* START *

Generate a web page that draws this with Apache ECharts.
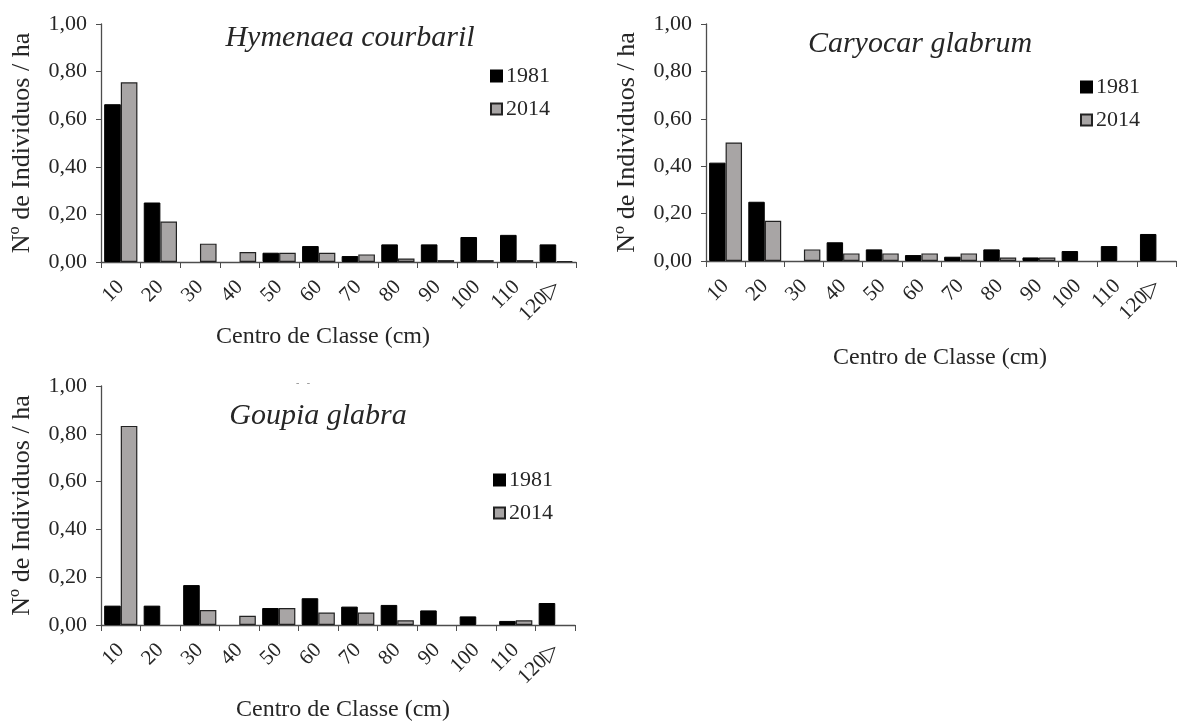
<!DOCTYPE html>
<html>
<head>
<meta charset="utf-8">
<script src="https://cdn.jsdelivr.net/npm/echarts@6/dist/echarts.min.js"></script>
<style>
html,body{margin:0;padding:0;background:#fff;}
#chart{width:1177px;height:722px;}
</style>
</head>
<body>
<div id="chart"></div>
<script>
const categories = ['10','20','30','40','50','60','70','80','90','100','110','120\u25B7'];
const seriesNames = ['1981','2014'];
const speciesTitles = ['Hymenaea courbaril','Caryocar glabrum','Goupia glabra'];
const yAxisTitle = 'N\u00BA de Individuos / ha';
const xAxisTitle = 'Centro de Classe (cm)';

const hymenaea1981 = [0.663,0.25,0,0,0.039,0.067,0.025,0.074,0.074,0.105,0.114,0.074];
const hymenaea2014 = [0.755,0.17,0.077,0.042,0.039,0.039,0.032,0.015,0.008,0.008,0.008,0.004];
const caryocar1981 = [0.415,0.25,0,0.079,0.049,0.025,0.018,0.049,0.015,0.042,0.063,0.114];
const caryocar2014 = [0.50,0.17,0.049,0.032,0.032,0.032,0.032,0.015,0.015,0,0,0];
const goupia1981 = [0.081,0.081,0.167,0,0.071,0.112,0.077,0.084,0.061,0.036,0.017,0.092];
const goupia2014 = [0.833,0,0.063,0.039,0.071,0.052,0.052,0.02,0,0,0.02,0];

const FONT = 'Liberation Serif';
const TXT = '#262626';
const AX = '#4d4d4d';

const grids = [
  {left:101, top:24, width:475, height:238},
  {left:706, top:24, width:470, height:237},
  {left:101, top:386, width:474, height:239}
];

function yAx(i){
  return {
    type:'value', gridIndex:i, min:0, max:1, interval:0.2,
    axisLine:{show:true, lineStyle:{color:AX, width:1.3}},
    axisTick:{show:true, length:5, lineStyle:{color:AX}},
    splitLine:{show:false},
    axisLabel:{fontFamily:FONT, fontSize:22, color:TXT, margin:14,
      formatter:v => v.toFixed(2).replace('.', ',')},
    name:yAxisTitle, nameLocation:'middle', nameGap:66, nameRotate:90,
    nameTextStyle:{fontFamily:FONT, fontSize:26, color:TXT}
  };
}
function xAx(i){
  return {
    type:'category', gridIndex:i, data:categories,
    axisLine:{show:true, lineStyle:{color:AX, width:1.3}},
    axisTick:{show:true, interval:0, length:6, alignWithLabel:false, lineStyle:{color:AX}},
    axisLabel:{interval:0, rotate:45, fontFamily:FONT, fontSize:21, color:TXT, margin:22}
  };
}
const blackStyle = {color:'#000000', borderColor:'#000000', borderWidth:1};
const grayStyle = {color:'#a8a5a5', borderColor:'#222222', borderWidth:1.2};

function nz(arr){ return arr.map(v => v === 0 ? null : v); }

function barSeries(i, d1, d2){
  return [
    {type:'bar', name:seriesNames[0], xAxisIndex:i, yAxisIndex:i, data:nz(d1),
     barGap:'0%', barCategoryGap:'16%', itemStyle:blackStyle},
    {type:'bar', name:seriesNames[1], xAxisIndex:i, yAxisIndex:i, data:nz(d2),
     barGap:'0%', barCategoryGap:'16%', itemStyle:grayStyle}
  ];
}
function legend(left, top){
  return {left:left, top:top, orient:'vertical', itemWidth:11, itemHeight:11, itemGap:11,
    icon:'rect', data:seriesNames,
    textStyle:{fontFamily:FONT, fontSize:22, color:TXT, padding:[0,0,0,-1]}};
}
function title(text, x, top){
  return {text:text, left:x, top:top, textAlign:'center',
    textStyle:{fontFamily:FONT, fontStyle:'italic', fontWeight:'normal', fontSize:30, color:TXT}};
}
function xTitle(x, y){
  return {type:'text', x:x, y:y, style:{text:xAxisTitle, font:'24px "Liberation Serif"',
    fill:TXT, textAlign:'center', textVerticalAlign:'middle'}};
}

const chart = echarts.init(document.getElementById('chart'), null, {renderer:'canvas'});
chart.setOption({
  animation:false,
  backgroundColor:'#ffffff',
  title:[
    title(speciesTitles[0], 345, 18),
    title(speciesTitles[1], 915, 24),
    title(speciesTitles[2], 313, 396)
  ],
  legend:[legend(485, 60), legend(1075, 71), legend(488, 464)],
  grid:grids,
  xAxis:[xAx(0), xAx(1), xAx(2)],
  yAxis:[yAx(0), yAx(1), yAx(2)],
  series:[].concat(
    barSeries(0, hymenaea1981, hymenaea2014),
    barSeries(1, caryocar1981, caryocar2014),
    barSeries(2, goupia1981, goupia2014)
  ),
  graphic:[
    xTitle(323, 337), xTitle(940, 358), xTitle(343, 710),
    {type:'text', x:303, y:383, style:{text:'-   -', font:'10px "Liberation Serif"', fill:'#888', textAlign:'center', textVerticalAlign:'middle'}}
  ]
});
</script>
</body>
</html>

* END *
* START *

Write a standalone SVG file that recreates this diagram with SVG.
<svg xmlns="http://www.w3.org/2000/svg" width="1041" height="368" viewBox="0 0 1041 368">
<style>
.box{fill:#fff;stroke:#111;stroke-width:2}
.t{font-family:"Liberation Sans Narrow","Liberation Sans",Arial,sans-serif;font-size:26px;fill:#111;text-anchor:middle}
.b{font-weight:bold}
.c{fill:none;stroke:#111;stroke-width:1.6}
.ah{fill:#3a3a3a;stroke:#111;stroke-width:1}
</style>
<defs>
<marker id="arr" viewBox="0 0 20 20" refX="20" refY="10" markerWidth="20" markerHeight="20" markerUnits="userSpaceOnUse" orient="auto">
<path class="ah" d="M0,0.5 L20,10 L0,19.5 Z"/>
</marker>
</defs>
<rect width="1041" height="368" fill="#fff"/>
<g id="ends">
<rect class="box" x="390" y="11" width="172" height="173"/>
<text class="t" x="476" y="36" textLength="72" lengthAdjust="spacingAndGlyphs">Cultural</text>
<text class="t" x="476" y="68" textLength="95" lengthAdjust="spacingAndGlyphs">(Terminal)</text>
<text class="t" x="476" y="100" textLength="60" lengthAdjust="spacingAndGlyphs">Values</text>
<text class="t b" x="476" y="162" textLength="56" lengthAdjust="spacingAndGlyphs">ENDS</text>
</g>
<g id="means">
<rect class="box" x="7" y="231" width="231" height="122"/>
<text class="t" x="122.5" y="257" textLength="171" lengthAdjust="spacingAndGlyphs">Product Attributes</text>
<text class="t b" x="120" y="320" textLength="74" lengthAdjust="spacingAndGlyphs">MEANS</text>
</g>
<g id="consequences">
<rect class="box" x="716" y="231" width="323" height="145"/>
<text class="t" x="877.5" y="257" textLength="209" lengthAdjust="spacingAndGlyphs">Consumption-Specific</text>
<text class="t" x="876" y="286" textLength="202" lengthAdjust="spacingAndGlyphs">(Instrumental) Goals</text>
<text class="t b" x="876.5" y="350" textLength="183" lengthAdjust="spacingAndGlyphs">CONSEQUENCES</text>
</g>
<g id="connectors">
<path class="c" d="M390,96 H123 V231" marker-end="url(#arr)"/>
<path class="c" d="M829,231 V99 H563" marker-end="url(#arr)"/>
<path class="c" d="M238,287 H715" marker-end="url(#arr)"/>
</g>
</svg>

* END *

Using the listing above, return all lines where the word "that" occurs.

Generate a web page that draws this with Apache ECharts.
Write a standalone SVG file that recreates this diagram with SVG.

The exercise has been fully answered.